Every time they posed questions about specific treatments, the justices seemed to get lost in the medical weeds. Which is forgivable: They are justices, not doctors. And they probably shouldn’t be trying to make a ruling based on medical evidence.
The ease with which legislators overrule doctors, and the relatively small amount of attention this overreach received during the Supreme Court hearing, are symptoms of our times. Just in the last few years, more than half the states have passed legislation that limits access to gender-affirming care. Many of the laws are at least as restrictive as S.B.1 — despite the medical profession’s opposition to total bans. Defying medical consensus is becoming something of a national pastime. Childhood vaccination rates continue their precipitous decline. Robert F. Kennedy Jr., vaccine skeptic and raw-milk proponent, is our secretary of health and human services designee.
Rejection of genuine expertise is both a precondition and a function of autocracy. Joseph Stalin’s regime outlawed genetics as “pseudoscience,” while he himself was declared an expert in all fields, from linguistics to biology.
Contempt for expertise is not the only autocratic force at work in the case of S.B.1 and in similar laws. Another is the government’s intrusion into private lives — in this case, the shameless assumption that legislators can make decisions that rightfully belong with families and their physicians. The Federal District Court cited this issue as one of its reasons for overturning S.B.1. Parents have a “fundamental right to direct the medical care of their children,” the court wrote. That, however, is the part of the case the Supreme Court decided not even to consider.
A third force is the growing intolerance of minorities and, in particular, people who dare to challenge tradition. It’s a cliché to point out that the totalitarian governments of the 20th century jailed and killed freethinkers and outliers of every kind. But it’s a cliché that seems to need repeating, since contemporary autocrats do the same thing — and many of them start by targeting L.G.B.T.Q. people.
Some observers see reason to hope that Barrett and Neil Gorsuch will join the three liberal justices and the court will overturn S.B.1 as discriminatory. I do not share this optimism. I expect the court to uphold the Tennessee law, which will have immediate, devastating consequences for trans kids and their families.
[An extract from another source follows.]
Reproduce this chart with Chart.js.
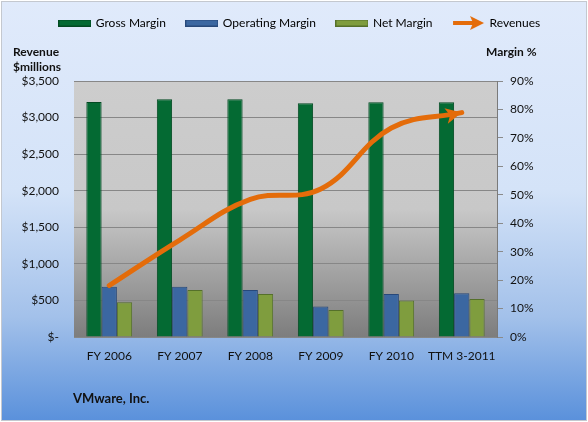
<!DOCTYPE html>
<html><head><meta charset="utf-8">
<script src="https://cdn.jsdelivr.net/npm/chart.js@4.4.1/dist/chart.umd.min.js"></script>
<style>html,body{margin:0;padding:0;background:#fff}</style>
</head><body>
<canvas id="c" width="588" height="422" style="width:588px;height:422px;display:block"></canvas>
<script>
const categories = ['FY 2006', 'FY 2007', 'FY 2008', 'FY 2009', 'FY 2010', 'TTM 3-2011'];
const grossMargin = [82.6, 83.6, 83.6, 82.2, 82.5, 82.5];
const operatingMargin = [17.7, 17.7, 16.5, 10.7, 15.1, 15.4];
const netMargin = [12.2, 16.5, 15.1, 9.5, 12.8, 13.4];
const revenues = [704, 1326, 1881, 2024, 2857, 3068];
const revenueAxis = { min: 0, max: 3500, step: 500 };
const marginAxis = { min: 0, max: 90, step: 10 };
const seriesNames = ['Gross Margin', 'Operating Margin', 'Net Margin', 'Revenues'];

const FONT = 'Lato, "Open Sans", sans-serif';
const COL = {
  gross: ['#046a33', '#024a22'],
  oper: ['#3b67a1', '#27487a'],
  net: ['#7f9d3e', '#55702a'],
  rev: '#e46c0a'
};

function swatch(fill, stroke) {
  const c = document.createElement('canvas');
  c.width = 33; c.height = 7;
  const x = c.getContext('2d');
  x.fillStyle = fill; x.fillRect(0, 0, 33, 7);
  x.strokeStyle = stroke; x.lineWidth = 1; x.strokeRect(0.5, 0.5, 32, 6);
  return c;
}
function arrowIcon(color) {
  const c = document.createElement('canvas');
  c.width = 33; c.height = 16;
  const x = c.getContext('2d');
  x.strokeStyle = color; x.lineWidth = 4;
  x.beginPath(); x.moveTo(1, 8); x.lineTo(22, 8); x.stroke();
  x.fillStyle = color;
  x.beginPath(); x.moveTo(18, 1); x.lineTo(32, 8); x.lineTo(18, 15); x.lineTo(21, 8); x.closePath(); x.fill();
  return c;
}
const legendIcons = [swatch(COL.gross[0], COL.gross[1]), swatch(COL.oper[0], COL.oper[1]), swatch(COL.net[0], COL.net[1]), arrowIcon(COL.rev)];

const decor = {
  id: 'decor',
  beforeLayout(chart) {
    if (chart.legend && !chart.legend._wrapped) {
      const orig = chart.legend.fit.bind(chart.legend);
      chart.legend.fit = function () { orig(); this.height = 85; };
      chart.legend._wrapped = true;
    }
  },
  afterLayout(chart) {
    if (chart.legend) { chart.legend.left += 6; chart.legend.right += 6; }
  },
  beforeDraw(chart) {
    const ctx = chart.ctx, W = chart.width, H = chart.height, a = chart.chartArea;
    ctx.save();
    ctx.fillStyle = '#ffffff'; ctx.fillRect(0, 0, W, H);
    const g = ctx.createLinearGradient(0, 0, 0, H);
    g.addColorStop(0, '#e0eafb');
    g.addColorStop(0.45, '#d4e3f8');
    g.addColorStop(0.75, '#a3c1ea');
    g.addColorStop(1, '#5990db');
    ctx.fillStyle = g; ctx.fillRect(2, 2, W - 4, H - 4);
    ctx.strokeStyle = '#c4c8cf'; ctx.lineWidth = 1; ctx.strokeRect(1.5, 1.5, W - 3, H - 3);
    const p = ctx.createLinearGradient(0, a.top, 0, a.bottom);
    p.addColorStop(0, '#cdcdcd');
    p.addColorStop(0.5, '#c8c8c8');
    p.addColorStop(1, '#7d7d7d');
    ctx.fillStyle = p; ctx.fillRect(a.left, a.top, a.right - a.left, a.bottom - a.top);
    ctx.restore();
  },
  afterDatasetsDraw(chart) {
    const meta = chart.getDatasetMeta(3);
    const pts = meta.data;
    if (!pts.length) return;
    const last = pts[pts.length - 1];
    const px = last.cp1x !== undefined ? last.cp1x : pts[pts.length - 2].x;
    const py = last.cp1y !== undefined ? last.cp1y : pts[pts.length - 2].y;
    const ang = Math.atan2(last.y - py, last.x - px);
    const ctx = chart.ctx;
    ctx.save();
    ctx.translate(last.x, last.y);
    ctx.rotate(ang);
    ctx.fillStyle = COL.rev;
    ctx.beginPath();
    ctx.moveTo(0, 0); ctx.lineTo(-16, -8); ctx.lineTo(-12, 0); ctx.lineTo(-16, 8); ctx.closePath();
    ctx.fill();
    ctx.restore();
  },
  afterDraw(chart) {
    const ctx = chart.ctx;
    ctx.save();
    ctx.fillStyle = '#111';
    ctx.textBaseline = 'middle';
    ctx.font = 'bold 12px ' + FONT;
    ctx.textAlign = 'left';
    ctx.fillText('Revenue', 13, 52);
    ctx.fillText('$millions', 13, 67);
    ctx.fillText('Margin %', 486, 52);
    ctx.font = 'bold 13px ' + FONT;
    ctx.fillText('VMware, Inc.', 73, 399);
    ctx.restore();
  }
};

new Chart(document.getElementById('c'), {
  data: {
    labels: categories,
    datasets: [
      { type: 'bar', label: seriesNames[0], data: grossMargin, yAxisID: 'y1', backgroundColor: COL.gross[0], borderColor: COL.gross[1], borderWidth: 1, order: 1 },
      { type: 'bar', label: seriesNames[1], data: operatingMargin, yAxisID: 'y1', backgroundColor: COL.oper[0], borderColor: COL.oper[1], borderWidth: 1, order: 1 },
      { type: 'bar', label: seriesNames[2], data: netMargin, yAxisID: 'y1', backgroundColor: COL.net[0], borderColor: COL.net[1], borderWidth: 1, order: 1 },
      { type: 'line', label: seriesNames[3], data: revenues, yAxisID: 'y', borderColor: COL.rev, borderWidth: 5, tension: 0.4, pointRadius: 0, borderCapStyle: 'round', fill: false, order: 0 }
    ]
  },
  options: {
    responsive: false,
    animation: false,
    devicePixelRatio: 1,
    layout: { padding: { top: -4, left: 0, right: 0, bottom: 0 } },
    datasets: { bar: { categoryPercentage: 0.65, barPercentage: 1.0 } },
    plugins: {
      tooltip: { enabled: false },
      legend: {
        position: 'top',
        labels: {
          usePointStyle: true,
          pointStyleWidth: 30,
          padding: 21,
          color: '#111',
          font: { family: FONT, size: 12 },
          generateLabels: () => seriesNames.map((n, i) => ({ text: n, pointStyle: legendIcons[i], datasetIndex: i, hidden: false, fillStyle: 'transparent', strokeStyle: 'transparent', lineWidth: 0 }))
        }
      }
    },
    scales: {
      x: {
        grid: { display: false, drawTicks: false },
        border: { display: false },
        ticks: { color: '#111', font: { family: FONT, size: 12 }, padding: 12, maxRotation: 0, autoSkip: false },
        afterFit(s) { s.height = 85; }
      },
      y: {
        position: 'left',
        min: revenueAxis.min, max: revenueAxis.max,
        grid: { color: '#878787', drawTicks: false },
        border: { display: false },
        ticks: { stepSize: revenueAxis.step, padding: 15, color: '#111', font: { family: FONT, size: 12 },
          callback: v => v === 0 ? '$-' : '$' + v.toLocaleString('en-US') },
        afterFit(s) { s.width = 74; }
      },
      y1: {
        position: 'right',
        min: marginAxis.min, max: marginAxis.max,
        grid: { drawOnChartArea: false, drawTicks: true, tickLength: 6, color: '#8a8a8a' },
        border: { display: true, color: '#7a7a7a' },
        ticks: { stepSize: marginAxis.step, padding: 7, color: '#111', font: { family: FONT, size: 12 },
          callback: v => v + '%' },
        afterFit(s) { s.width = 91; }
      }
    }
  },
  plugins: [decor]
});
</script>
</body></html>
Expect the bans on gender-affirming care for minors to spread. Already, some states are trying to restrict gender-affirming care for adults. Outright bans will follow. We trans people have only recently become a visible minority with any rights claims at all. Some people, like perhaps that Supreme Court staffer, have never even heard of nonbinary people or gender-neutral bathrooms. Reversing our gains won’t take long.
But it won’t stop with trans care. Governments at different levels will be emboldened to meddle in what should be private, family decisions. In and out of government, people who know what they are talking about will be supplanted by people who perform their loyalty most loudly. Quackery will continue its ascent; expert consensus, not only in medicine but in all the disciplines that enable us to know and navigate the world, will be marginalized. Consider S.B.1, the arguments in its defense — and the largely vacuous discussion of them in the Supreme Court — to be a preview.